El fin de la ocupación israelí en los territorios en la Margen Occidental, el derecho de los árabes de Palestina y  el de los judíos de Israel a “un hogar”, son luchas y anhelos que sólo serán posibles desde el mutuo reconocimiento. Porque el error de ambas partes ha sido, para Oz, “la negación del Otro”. Quizá sean la literatura y el arte un punto de encuentro, porque como piensa Grossman: “no podemos darnos el lujo de la desesperanza”. Él mismo y Daniel Barenboim –quien convocó a la creación de una orquesta con músicos árabes e israelíes- quisieron en 2001 reunir en una mesa de negociación a palestinos e israelíes para que “ambos bandos reconocieran el sufrimiento que se habían infringido unos a otros “, porque los dos, en el fondo “desean un reconocimiento de su sufrimiento” y después de hablarse con el corazón, podrían llegar los abogados, los políticos y los soldados a ponerse de acuerdo. Aquello no prosperó, pero el puente de la literatura sí y los escritores narran sus intercambios literarios y acercamientos con escritores palestinos.

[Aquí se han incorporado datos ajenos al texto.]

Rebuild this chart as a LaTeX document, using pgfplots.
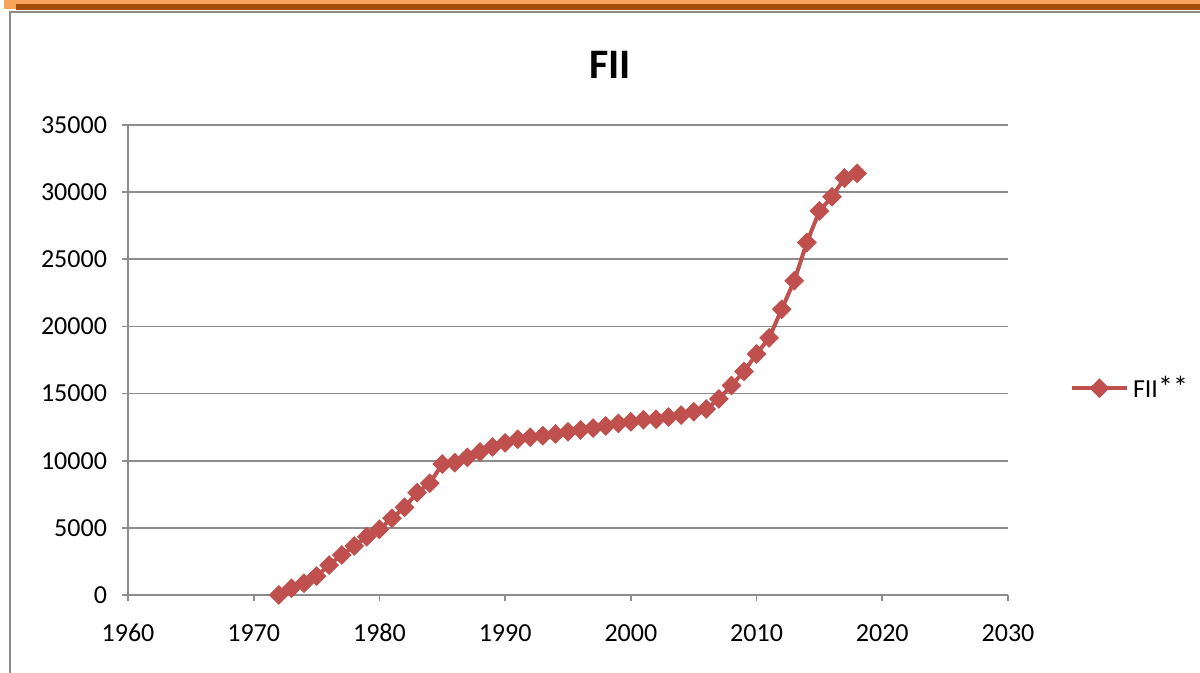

Para Oz (pags.99-100), la única solución es dividir la casa en dos departamentos pequeños, Dos Estados. Porque el conflicto, asegura, no es religioso, es simplemente “un asunto de bienes raíces”. Dice: “Lo más prometedor de la historia es esa capacidad que tenemos los seres humanos no sólo de sorprender a otros, sino de sorprendernos a nosotros mismos (…) La paz es imposible sin audacia y la vida nos da sorpresas. Yo sigo soñando con ella”.

Cuenta Grossman que uno de los primeros actos de soberanía propia fue su decisión, a los 14 años, de estudiar el árabe como segunda lengua. Ante la molestia de sus padres, señaló un mapa y dijo “vivimos aquí (…) rodeados de árabes. Necesito estudiar árabe para entender mi propia realidad”. Estudiar esa lengua, asegura, “me permitió comprender el hebreo. Son lenguas hermanas, espejo una de la otra”. Quería conocer la historia de los musulmanes, la situación política de los países árabes y leer el Corán “porque tenía claro que debíamos abrirnos unos a otros”.

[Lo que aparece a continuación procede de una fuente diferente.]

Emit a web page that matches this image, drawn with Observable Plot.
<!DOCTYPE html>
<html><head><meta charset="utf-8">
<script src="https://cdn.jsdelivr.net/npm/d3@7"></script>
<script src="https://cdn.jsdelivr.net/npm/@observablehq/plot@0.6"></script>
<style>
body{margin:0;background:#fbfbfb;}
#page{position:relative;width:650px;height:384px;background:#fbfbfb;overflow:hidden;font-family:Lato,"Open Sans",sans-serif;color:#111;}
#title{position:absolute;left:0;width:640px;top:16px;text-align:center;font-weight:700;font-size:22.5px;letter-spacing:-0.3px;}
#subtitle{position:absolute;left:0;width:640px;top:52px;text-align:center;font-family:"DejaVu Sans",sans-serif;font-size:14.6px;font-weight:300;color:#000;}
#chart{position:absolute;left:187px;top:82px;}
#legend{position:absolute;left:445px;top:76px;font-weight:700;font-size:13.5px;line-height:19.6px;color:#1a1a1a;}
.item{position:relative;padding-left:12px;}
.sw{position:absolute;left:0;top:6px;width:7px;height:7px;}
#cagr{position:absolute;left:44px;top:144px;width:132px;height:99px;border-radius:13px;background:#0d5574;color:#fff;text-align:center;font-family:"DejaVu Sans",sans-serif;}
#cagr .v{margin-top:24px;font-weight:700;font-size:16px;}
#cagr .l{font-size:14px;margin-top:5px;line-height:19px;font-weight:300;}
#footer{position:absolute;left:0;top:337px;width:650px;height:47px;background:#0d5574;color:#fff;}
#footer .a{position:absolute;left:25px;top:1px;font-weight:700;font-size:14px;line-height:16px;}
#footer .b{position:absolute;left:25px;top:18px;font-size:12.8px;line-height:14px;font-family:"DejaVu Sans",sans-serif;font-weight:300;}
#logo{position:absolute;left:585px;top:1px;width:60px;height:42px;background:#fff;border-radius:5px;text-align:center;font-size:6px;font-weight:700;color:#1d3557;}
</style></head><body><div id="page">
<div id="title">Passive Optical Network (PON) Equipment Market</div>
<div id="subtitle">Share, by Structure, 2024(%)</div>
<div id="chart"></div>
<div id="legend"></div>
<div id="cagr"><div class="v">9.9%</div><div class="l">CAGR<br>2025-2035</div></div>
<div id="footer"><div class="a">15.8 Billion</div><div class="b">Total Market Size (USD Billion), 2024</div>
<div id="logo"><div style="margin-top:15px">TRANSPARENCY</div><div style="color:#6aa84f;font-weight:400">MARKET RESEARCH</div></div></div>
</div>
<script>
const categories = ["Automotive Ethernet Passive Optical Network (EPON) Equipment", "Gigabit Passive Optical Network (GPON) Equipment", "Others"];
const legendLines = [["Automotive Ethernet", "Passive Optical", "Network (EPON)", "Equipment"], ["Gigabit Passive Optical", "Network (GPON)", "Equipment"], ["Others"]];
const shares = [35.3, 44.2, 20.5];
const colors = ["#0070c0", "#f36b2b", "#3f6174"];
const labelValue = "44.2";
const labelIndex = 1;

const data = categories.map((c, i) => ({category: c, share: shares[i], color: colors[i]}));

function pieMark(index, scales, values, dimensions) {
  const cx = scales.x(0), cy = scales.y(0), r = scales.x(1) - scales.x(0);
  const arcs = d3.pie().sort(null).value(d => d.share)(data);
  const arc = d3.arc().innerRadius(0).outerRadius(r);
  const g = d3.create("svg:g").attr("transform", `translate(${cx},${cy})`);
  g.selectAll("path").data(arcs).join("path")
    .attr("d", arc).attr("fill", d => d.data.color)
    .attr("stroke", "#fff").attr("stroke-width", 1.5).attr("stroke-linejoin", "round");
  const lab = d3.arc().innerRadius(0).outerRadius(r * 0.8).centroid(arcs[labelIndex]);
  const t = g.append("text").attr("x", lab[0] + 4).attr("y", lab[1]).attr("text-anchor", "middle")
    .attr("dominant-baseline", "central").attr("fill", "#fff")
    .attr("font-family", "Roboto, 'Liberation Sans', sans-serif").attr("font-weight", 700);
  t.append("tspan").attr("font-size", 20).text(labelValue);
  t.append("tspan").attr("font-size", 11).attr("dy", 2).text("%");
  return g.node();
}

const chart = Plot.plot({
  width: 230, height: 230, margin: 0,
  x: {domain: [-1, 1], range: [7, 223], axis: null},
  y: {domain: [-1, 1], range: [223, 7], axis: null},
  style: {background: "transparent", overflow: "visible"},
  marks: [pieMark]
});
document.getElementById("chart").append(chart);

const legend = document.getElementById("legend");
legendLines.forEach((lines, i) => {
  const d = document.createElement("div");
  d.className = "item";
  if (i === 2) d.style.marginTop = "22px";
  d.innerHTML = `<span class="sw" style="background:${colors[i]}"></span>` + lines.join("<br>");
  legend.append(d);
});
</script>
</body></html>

Israel a cuatro voces es un libro lleno de ideas, de significados y de sabiduría sobre la condición humana, sobre el bien y el mal, que no sobre buenos y malos, porque como dice Grossman: La Bestia puede emerger “de cualquier criatura, si se alimenta con la comida correcta”, (pg. 40). O como agrega Oz: “No estoy interesado en los conflictos que se transparentan para ser blanco y negro, sino en las confrontaciones complejas entre gente buena: bueno contra bueno” (pg. 70). Es un libro, también, sobre la ética del artista, sobre el arte de la escritura, sobre el conocimiento como una herramienta para cambiar el mundo. A lo largo de este gran relato, se entreteje la historia de los escritores con la de sus personajes. Uno lee “la escritura es la posibilidad de abrir las entrañas de lo íntimo y dejar volar la imaginación con el corazón batiendo con fuerza” o “los escritores lo que hacemos es: traspasar, perforar el nombre y hacer que éste penetre hasta la carne. Que la palabra llegue a la carne” e imagina a la autora del libro, contagiada, escribiendo con la pasión en la punta de los dedos, atrapando su propio talento para alcanzar el nivel de sus entrevistados y alcanzar la altura de su poesía. O, como en el caso de Keret, cambiar el tono y abrirle la puerta al absurdo y al humor del inteligente y joven autor, aunque nos esté contando una tragedia.

Gracias a Silvia Cherem pude acercarme a Israel a través de sus escritores sin ir a la FIL. Y si bien lamenté no ver esa tarde, en la presentación del libro, a Keret con los zapatos de su padre, esos que usa cada vez que viaja para recordarlo, ahora le agradezco la invitación de estar aquí hoy. Para compartir con ustedes este libro, para felicitarla en persona y decirle que, a sus colegas en este oficio, nos ha dado una gran lección de audacia intelectual, de periodismo, y un gran aliento para alimentar la idea de que el género de la entrevista puede estar a la altura del arte.